Se coaliser pour bannir l’impunité
Pour avoir un environnement médiatique salubre, le ministre Patrick Muyaya appelle toutes les structures concernées sur la question de la liberté de la presse ou de la liberté d’expression à se coaliser afin de bannir l’impunité qui se gangrène dans le milieu de la presse congolaise.
“C’est le principe de la liberté d’expression, mais une liberté pour laquelle, nous devons faire une coalition pour la protéger. C’est pour ça qu’il est important et c’est pour ça que c’était un objectif majeur pour nous, dans le cadre du gouvernement de la première ministre Judith Suminwa, d’accompagner l’installation d’une nouvelle UNPC et d’entrevoir avec JED notamment, comment cette fois-ci, nous allons travailler pour une meilleure compréhension de ce que dit la loi. Parce que le journaliste professionnel, je suis désolé, ce n’est pas des journalistes qui aiment des droits de réponse parce que cela suppose qu’en amont, ils ont pris toutes les précautions parce que moi, je reçois des journalistes et d’autres qui m’écrivent, ils disent, non… Il y a des plaintes contre nous, monsieur le ministre, est-ce que vous ne pouvez pas intervenir ? Est-ce que qu’ils n’ont pas violé votre loi, la loi qui porte votre nom ? Je suis désolé. Certains de ces journalistes ont volontairement agi en propageant ce qu’ils savaient être des fake news. Mais comment on réagit face à ce cas précis ?”, regrette-t-il.
S’agissant de la diffusion des informations de guerre ou de sécurité, le ministre de la Communication et Médias se joint à la position du Conseil supérieur de l’audiovisuel et de la communication (CSA) qui, à travers une directive a demandé aux médias et journalistes de ne pas parler de la situation dans l’Est sans se référer aux autorités publiques ou militaires compétentes, au risque de diffamer ou de dérouter les consommateurs de leurs contenus.
Bientôt une plainte au CSAC contre TF1
“D’un point de vue, cela peut paraître comme vous le dites, une entrave, mais d’un autre point de vue, non. Parce que comment vous voulez couvrir une situation de sécurité sans que vous ne puissiez donner la parole à ceux qui sont censés en être le garant ? Vous faites un reportage, vous parlez de rébellion, vous parlez de tout ce qui s’y passe, nous sommes d’ailleurs dans un contentieux avec TFI. Je saisirai sûrement le CSAC dans un proche avenir parce que TFI a fait un reportage en RDC, il a donné la parole aux terroristes, sans donner la parole au gouvernement, ni aux services qui ont pourtant concouru à la protection des journalistes quand ils étaient dans l’exercice de leur reportage. Alors, pour des cas comme ça, que diriez-vous ? Est-ce que c’est un oubli ou ça procède d’une stratégie de liberté ?”, s’est-il interrogé.

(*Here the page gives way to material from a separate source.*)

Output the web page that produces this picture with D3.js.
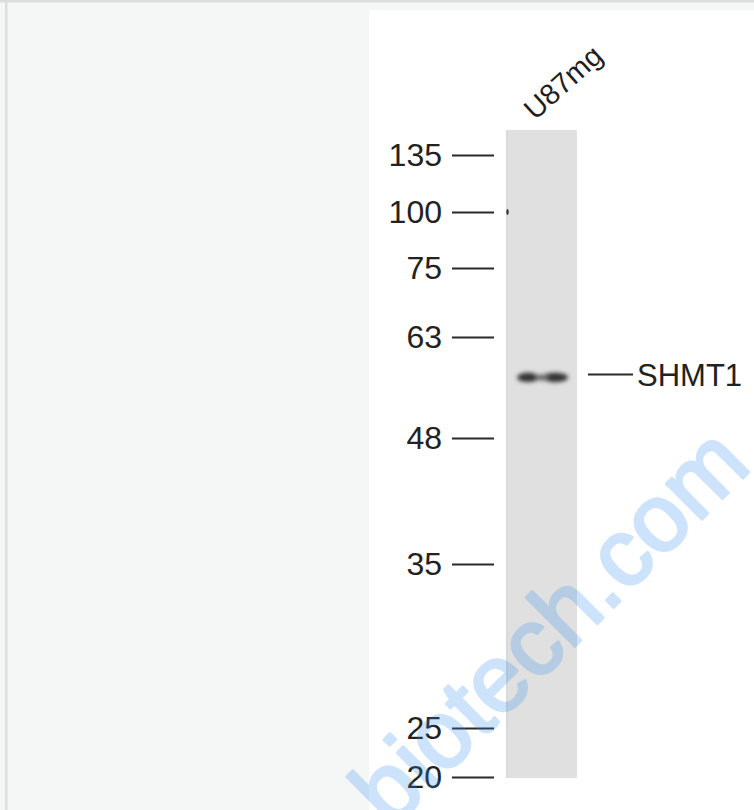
<!DOCTYPE html>
<html>
<head>
<meta charset="utf-8">
<script src="https://cdn.jsdelivr.net/npm/d3@7"></script>
<style>
  html, body { margin: 0; padding: 0; background: #ffffff; }
  svg { display: block; }
  text { font-family: "Liberation Sans", Arial, sans-serif; }
</style>
</head>
<body>
<div id="chart"></div>
<script>
// ---- data ----
const laneNames = ["U87mg"];
const markerKDa = [135, 100, 75, 63, 48, 35, 25, 20];
// relative mobility (fraction of lane length) of each marker
const markerMobility = [0.0386, 0.1265, 0.2130, 0.3194, 0.4753, 0.6698, 0.9228, 0.9985];
const bandTargets = ["SHMT1"];
const bandKDa = [56.5];
const speckKDa = [100];
const watermarkText = "biotech.com";

// ---- layout ----
const W = 754, H = 810;
const svg = d3.select("#chart").append("svg").attr("width", W).attr("height", H);

const defs = svg.append("defs");
defs.append("filter").attr("id", "blur").attr("x", "-50%").attr("y", "-150%").attr("width", "200%").attr("height", "400%")
  .append("feGaussianBlur").attr("stdDeviation", 1.9);
defs.append("filter").attr("id", "blur2").attr("x", "-100%").attr("y", "-100%").attr("width", "300%").attr("height", "300%")
  .append("feGaussianBlur").attr("stdDeviation", 0.6);

// page frame
svg.append("rect").attr("x", 0).attr("y", 0).attr("width", W).attr("height", H).attr("fill", "#f5f6f6");
svg.append("rect").attr("x", 0).attr("y", 0).attr("width", W).attr("height", 2.5).attr("fill", "#dcdedd");
svg.append("rect").attr("x", 5).attr("y", 0).attr("width", 2.5).attr("height", H).attr("fill", "#dcdedd");
svg.append("rect").attr("x", 369).attr("y", 10).attr("width", W - 369).attr("height", H - 10).attr("fill", "#ffffff");

// scales
const laneTop = 130, laneBottom = 778;
const yMob = d3.scaleLinear().domain([0, 1]).range([laneTop, laneBottom]);
const yKDa = d3.scaleLog().domain(markerKDa).range(markerMobility.map(yMob));
const xLane = d3.scaleBand().domain(laneNames).range([506, 577]).padding(0);

// lane
const lanes = svg.append("g").selectAll("g").data(laneNames).join("g");
lanes.append("rect")
  .attr("x", d => xLane(d)).attr("y", laneTop)
  .attr("width", xLane.bandwidth()).attr("height", laneBottom - laneTop)
  .attr("fill", "#e0e0e0");
lanes.append("rect")
  .attr("x", d => xLane(d)).attr("y", laneTop)
  .attr("width", 2).attr("height", laneBottom - laneTop)
  .attr("fill", "#d9d9d9");

// lane labels
lanes.append("text")
  .attr("transform", d => `translate(${xLane(d) + 29},121) rotate(-42)`)
  .attr("font-size", 29).attr("fill", "#1e1e1e")
  .text(d => d);

// marker axis
const axis = d3.axisLeft(yKDa).tickValues(markerKDa).tickSize(42).tickPadding(10).tickFormat(d3.format("d"));
const axG = svg.append("g").attr("transform", "translate(494,0)").call(axis);
axG.select(".domain").remove();
axG.selectAll(".tick line").attr("stroke", "#2a2a2a").attr("stroke-width", 2);
axG.selectAll(".tick text").attr("font-size", 32).attr("fill", "#222")
  .attr("font-family", "'Liberation Sans', Arial, sans-serif");

// small speck at lane edge
svg.append("g").selectAll("ellipse").data(speckKDa).join("ellipse")
  .attr("cx", xLane(laneNames[0]) + 1.5).attr("cy", d => yKDa(d))
  .attr("rx", 1.2).attr("ry", 3).attr("fill", "#333").attr("filter", "url(#blur2)");

// band
const bx = xLane(laneNames[0]);
const bands = svg.append("g").selectAll("g").data(bandKDa).join("g").attr("filter", "url(#blur)");
bands.append("ellipse").attr("cx", bx + 22).attr("cy", d => yKDa(d)).attr("rx", 11).attr("ry", 4.6).attr("fill", "#333");
bands.append("ellipse").attr("cx", bx + 49).attr("cy", d => yKDa(d)).attr("rx", 13).attr("ry", 4.8).attr("fill", "#333");
bands.append("ellipse").attr("cx", bx + 36).attr("cy", d => yKDa(d)).attr("rx", 7).attr("ry", 3).attr("fill", "#666");

// band label
const lab = svg.append("g").selectAll("g").data(bandTargets).join("g");
lab.append("line")
  .attr("x1", 588).attr("x2", 633)
  .attr("y1", (d, i) => yKDa(bandKDa[i]) - 3).attr("y2", (d, i) => yKDa(bandKDa[i]) - 3)
  .attr("stroke", "#2a2a2a").attr("stroke-width", 2);
lab.append("text")
  .attr("x", 637).attr("y", (d, i) => yKDa(bandKDa[i]) - 3)
  .attr("dy", "0.36em").attr("font-size", 31).attr("fill", "#222")
  .text(d => d);

// watermark
svg.append("g").attr("opacity", 0.24)
  .append("text")
  .attr("transform", "translate(391,830) rotate(-45)")
  .attr("font-size", 95)
  .attr("fill", "#2f8ff0").attr("stroke", "#2f8ff0").attr("stroke-width", 3).attr("stroke-linejoin", "round")
  .text(watermarkText);
</script>
</body>
</html>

De poursuivre : Alors, quand vous regardez toutes ces questions-là, c’est peut-être parce que sur les questions militaires qui engagent les troupes, qui engagent les moyens, qui engagent même le pays lui même mais lorsqu’on en parle parfois avec une certaine légèreté, lorsqu’on en parle parfois avec un certain amateurisme. Pourquoi ne voulez-vous pas que le CSAC rappelle aux journalistes ce qui devrait constituer le point minimum du travail. A savoir : croiser les sources et faire parler tout le monde.”
Cela a été suivi d’un panel sur les mécanismes à mettre en œuvre pour renforcer la liberté de la presse et la sécurité des journalistes dans le contexte actuel. Le premier intervenant, Kamanda Wa Kamanda, président de l’Union nationale de la presse du Congo, a dressé un état des lieux de la situation médiatique. Le deuxième intervenant, Poto Poto, consultant dans le secteur médiatique, a partagé son expérience de terrain pour proposer des mécanismes adaptés au contexte congolais. Enfin, le professeur et député Séverin Bamany a insisté sur la nécessité d’une co-responsabilité entre les différentes parties prenantes pour établir des mécanismes opérationnels sur le terrain.